Plotting code records
● ● ● ●
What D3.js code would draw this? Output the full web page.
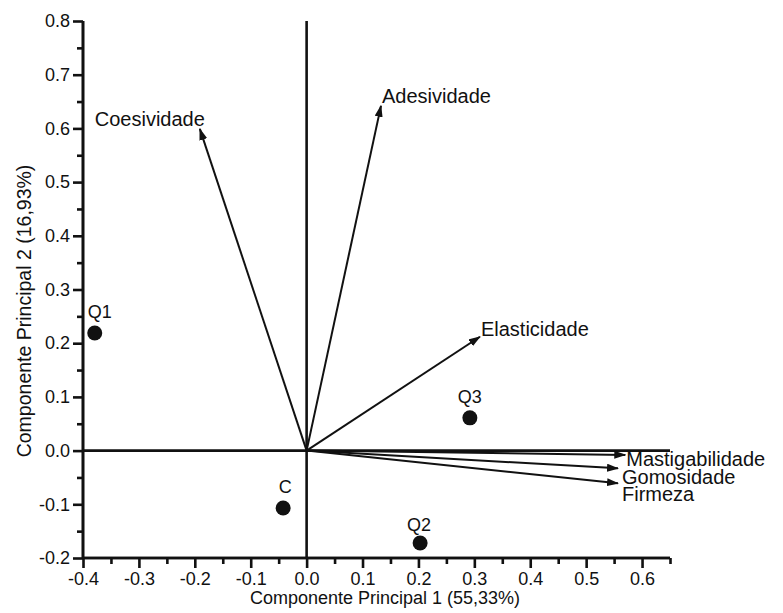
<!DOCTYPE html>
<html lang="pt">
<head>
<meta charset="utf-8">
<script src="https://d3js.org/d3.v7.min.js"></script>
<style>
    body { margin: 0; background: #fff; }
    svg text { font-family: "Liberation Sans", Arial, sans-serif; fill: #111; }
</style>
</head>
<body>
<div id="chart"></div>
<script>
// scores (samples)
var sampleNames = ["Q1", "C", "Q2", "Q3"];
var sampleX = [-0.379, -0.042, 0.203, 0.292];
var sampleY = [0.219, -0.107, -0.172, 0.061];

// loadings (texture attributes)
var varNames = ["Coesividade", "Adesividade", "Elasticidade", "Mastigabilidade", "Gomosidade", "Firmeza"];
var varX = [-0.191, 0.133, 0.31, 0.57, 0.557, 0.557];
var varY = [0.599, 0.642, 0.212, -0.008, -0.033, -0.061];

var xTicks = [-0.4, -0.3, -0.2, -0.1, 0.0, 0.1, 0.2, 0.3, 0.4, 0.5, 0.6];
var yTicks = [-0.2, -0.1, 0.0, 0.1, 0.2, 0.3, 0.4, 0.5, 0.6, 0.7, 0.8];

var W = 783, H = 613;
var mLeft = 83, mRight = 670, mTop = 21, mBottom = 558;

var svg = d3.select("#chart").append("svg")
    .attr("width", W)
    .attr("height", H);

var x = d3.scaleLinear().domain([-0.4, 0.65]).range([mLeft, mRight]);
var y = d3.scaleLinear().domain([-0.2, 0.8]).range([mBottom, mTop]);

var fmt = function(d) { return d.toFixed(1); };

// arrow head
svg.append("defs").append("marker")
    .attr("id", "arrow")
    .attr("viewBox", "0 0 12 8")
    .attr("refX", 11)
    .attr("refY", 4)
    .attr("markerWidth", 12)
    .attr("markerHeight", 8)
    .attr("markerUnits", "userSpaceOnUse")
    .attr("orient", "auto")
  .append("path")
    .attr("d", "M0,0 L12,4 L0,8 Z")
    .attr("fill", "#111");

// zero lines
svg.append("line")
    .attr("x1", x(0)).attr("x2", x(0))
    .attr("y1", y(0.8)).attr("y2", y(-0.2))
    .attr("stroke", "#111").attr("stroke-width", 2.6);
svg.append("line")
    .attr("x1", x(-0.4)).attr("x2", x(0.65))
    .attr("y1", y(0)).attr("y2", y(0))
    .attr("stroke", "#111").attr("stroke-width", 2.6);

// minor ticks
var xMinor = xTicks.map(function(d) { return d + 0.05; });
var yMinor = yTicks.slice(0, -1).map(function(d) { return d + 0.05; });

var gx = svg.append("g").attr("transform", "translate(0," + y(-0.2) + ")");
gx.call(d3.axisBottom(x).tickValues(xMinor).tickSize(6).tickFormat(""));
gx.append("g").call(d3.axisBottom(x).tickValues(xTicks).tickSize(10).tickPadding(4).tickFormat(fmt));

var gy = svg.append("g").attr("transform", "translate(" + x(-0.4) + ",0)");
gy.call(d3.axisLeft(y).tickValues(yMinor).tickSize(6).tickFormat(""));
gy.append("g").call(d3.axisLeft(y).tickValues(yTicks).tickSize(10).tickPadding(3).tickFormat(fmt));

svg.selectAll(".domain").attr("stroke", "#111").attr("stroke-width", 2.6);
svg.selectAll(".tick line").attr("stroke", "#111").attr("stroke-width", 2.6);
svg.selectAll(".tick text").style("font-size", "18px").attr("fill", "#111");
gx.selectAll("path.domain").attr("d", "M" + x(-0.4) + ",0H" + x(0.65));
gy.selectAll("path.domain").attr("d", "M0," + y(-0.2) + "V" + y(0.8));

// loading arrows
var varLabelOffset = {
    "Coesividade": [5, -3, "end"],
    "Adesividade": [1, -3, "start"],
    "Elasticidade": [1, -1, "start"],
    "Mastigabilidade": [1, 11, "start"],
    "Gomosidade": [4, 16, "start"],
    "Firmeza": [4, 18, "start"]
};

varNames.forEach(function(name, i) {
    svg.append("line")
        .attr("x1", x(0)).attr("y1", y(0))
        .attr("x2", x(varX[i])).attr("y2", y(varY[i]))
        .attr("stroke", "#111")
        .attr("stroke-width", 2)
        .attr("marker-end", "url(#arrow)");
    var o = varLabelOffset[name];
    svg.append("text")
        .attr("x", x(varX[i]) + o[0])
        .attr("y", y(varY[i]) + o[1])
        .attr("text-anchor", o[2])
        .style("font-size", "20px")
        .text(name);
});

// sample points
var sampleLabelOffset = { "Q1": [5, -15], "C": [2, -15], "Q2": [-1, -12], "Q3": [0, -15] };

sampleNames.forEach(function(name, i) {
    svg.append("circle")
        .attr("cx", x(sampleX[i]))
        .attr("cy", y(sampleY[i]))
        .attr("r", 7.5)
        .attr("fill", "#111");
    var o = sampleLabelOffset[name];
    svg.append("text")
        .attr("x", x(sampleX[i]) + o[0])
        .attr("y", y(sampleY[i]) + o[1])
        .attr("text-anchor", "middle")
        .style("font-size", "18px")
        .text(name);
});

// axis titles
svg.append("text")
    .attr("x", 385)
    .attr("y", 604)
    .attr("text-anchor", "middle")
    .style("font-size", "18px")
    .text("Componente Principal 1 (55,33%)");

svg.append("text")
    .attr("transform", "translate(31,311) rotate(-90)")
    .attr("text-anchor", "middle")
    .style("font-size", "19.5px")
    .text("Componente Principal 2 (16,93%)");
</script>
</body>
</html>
● ● ● ●
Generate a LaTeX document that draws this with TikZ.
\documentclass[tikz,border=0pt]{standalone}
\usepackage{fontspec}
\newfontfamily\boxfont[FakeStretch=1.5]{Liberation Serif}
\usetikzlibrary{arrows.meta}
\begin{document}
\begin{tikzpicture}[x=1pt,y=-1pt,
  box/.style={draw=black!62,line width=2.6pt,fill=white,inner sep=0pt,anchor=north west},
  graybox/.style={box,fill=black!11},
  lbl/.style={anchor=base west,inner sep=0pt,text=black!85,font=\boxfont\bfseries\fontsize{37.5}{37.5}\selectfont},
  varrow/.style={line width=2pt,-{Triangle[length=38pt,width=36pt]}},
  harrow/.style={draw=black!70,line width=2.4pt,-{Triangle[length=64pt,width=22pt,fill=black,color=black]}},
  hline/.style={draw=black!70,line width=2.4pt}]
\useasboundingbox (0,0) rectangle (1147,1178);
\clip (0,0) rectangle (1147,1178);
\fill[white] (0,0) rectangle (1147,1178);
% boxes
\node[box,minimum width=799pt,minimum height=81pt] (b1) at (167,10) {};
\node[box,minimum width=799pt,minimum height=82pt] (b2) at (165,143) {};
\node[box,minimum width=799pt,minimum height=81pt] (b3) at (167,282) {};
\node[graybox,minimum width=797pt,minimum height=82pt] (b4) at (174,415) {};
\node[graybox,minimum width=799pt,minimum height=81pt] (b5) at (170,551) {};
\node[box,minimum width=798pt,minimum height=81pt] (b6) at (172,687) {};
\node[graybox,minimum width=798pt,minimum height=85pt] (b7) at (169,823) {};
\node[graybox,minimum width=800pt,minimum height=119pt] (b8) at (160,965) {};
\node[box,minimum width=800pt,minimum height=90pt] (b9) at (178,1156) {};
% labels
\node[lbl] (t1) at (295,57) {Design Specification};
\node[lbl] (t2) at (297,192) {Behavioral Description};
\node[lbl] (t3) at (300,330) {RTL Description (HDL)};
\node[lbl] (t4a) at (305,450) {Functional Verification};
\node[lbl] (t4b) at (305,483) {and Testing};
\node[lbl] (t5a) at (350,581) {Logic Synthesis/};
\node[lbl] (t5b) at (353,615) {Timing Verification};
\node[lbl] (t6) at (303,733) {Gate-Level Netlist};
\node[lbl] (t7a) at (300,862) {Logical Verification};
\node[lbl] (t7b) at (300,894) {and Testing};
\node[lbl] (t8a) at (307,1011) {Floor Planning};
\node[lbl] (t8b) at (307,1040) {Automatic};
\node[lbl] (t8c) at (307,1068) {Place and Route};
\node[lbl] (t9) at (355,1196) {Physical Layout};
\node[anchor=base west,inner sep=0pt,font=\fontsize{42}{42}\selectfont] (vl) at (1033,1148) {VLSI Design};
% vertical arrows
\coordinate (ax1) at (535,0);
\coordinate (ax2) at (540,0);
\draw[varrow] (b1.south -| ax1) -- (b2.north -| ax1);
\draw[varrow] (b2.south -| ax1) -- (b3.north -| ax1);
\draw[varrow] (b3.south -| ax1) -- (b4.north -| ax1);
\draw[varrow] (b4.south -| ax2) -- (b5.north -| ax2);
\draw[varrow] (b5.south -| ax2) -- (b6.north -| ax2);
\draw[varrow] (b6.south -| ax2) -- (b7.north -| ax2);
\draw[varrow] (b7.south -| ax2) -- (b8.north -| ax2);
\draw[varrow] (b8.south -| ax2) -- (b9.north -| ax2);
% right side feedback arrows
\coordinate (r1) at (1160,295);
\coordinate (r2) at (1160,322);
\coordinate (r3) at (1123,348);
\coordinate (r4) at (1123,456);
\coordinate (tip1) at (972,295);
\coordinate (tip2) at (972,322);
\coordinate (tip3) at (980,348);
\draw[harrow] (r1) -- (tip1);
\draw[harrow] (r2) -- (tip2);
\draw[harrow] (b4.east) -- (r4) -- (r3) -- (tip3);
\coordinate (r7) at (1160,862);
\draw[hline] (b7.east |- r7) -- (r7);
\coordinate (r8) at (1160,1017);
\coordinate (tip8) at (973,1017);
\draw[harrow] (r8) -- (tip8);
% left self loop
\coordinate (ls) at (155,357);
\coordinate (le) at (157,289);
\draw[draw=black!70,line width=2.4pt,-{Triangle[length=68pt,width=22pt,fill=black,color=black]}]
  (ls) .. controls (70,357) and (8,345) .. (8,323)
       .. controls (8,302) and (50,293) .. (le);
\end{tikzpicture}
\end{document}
● ● ● ●
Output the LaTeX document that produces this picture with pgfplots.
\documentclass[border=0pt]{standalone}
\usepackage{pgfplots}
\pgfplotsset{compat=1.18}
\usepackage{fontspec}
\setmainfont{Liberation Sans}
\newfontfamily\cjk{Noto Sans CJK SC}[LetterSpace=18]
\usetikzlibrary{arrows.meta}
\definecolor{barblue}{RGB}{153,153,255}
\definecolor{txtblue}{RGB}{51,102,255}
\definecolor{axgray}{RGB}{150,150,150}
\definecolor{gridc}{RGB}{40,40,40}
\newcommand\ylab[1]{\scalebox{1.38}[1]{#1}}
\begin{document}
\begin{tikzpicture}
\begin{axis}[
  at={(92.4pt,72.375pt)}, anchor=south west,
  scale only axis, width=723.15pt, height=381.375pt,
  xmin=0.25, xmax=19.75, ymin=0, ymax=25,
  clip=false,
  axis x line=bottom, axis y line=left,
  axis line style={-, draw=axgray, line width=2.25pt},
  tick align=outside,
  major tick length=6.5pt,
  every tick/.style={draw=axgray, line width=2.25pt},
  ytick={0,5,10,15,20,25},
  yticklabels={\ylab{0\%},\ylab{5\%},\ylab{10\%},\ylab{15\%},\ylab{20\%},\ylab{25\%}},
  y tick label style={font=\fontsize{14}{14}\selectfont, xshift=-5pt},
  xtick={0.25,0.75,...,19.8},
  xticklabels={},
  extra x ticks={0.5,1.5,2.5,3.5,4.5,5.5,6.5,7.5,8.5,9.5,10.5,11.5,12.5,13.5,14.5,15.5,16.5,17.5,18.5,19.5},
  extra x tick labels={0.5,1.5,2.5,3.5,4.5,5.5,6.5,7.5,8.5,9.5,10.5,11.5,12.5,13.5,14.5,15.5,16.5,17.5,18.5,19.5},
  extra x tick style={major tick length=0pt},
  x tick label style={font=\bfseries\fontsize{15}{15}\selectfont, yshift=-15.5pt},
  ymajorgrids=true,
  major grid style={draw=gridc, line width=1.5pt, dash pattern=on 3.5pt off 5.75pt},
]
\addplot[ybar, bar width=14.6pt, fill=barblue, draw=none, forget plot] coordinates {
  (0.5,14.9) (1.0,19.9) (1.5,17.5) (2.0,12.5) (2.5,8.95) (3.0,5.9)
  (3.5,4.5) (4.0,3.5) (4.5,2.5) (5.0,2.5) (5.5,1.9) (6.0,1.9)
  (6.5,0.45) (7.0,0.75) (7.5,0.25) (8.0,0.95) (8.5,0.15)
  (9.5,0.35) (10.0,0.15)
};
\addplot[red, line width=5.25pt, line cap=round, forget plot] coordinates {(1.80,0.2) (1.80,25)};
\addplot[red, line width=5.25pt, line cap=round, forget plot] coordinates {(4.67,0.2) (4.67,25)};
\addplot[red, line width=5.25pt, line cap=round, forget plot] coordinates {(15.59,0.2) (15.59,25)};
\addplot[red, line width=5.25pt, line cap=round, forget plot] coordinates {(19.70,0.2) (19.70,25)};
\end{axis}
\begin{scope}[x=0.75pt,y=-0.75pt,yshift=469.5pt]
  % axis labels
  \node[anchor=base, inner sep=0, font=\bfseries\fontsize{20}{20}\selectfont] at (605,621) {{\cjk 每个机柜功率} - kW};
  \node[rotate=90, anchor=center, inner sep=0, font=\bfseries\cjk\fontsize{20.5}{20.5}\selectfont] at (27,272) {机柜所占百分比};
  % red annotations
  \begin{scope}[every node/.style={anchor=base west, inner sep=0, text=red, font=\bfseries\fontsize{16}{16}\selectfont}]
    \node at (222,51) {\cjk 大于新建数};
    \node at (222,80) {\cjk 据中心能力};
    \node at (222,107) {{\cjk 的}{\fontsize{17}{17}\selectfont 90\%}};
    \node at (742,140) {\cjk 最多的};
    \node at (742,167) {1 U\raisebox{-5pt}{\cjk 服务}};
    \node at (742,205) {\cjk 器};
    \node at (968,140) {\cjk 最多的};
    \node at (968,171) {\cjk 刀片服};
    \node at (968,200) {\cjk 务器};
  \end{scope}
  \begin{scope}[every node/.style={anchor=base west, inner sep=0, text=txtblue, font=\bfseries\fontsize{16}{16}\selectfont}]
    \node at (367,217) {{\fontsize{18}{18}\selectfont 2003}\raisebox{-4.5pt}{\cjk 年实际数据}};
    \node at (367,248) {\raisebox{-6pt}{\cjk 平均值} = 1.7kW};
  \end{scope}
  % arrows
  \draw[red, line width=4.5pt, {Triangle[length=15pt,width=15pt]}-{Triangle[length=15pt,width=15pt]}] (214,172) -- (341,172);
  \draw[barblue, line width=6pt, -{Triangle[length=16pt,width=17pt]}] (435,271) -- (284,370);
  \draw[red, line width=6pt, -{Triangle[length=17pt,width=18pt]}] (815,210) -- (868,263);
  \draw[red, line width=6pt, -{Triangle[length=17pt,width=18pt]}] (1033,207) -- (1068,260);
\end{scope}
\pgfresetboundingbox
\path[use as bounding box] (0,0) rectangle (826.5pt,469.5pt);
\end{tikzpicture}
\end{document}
● ● ● ●
### [Given problem]
Give again, word for word, the lines from the one that contains "What D3.js code" to the one that contains "d3.scaleLinear().domain([-0.2, 0.8]).range([mBottom, mTop]);", both included. Omit the pictures.

### [Complete response]
What D3.js code would draw this? Output the full web page.
<!DOCTYPE html>
<html lang="pt">
<head>
<meta charset="utf-8">
<script src="https://d3js.org/d3.v7.min.js"></script>
<style>
    body { margin: 0; background: #fff; }
    svg text { font-family: "Liberation Sans", Arial, sans-serif; fill: #111; }
</style>
</head>
<body>
<div id="chart"></div>
<script>
// scores (samples)
var sampleNames = ["Q1", "C", "Q2", "Q3"];
var sampleX = [-0.379, -0.042, 0.203, 0.292];
var sampleY = [0.219, -0.107, -0.172, 0.061];

// loadings (texture attributes)
var varNames = ["Coesividade", "Adesividade", "Elasticidade", "Mastigabilidade", "Gomosidade", "Firmeza"];
var varX = [-0.191, 0.133, 0.31, 0.57, 0.557, 0.557];
var varY = [0.599, 0.642, 0.212, -0.008, -0.033, -0.061];

var xTicks = [-0.4, -0.3, -0.2, -0.1, 0.0, 0.1, 0.2, 0.3, 0.4, 0.5, 0.6];
var yTicks = [-0.2, -0.1, 0.0, 0.1, 0.2, 0.3, 0.4, 0.5, 0.6, 0.7, 0.8];

var W = 783, H = 613;
var mLeft = 83, mRight = 670, mTop = 21, mBottom = 558;

var svg = d3.select("#chart").append("svg")
    .attr("width", W)
    .attr("height", H);

var x = d3.scaleLinear().domain([-0.4, 0.65]).range([mLeft, mRight]);
var y = d3.scaleLinear().domain([-0.2, 0.8]).range([mBottom, mTop]);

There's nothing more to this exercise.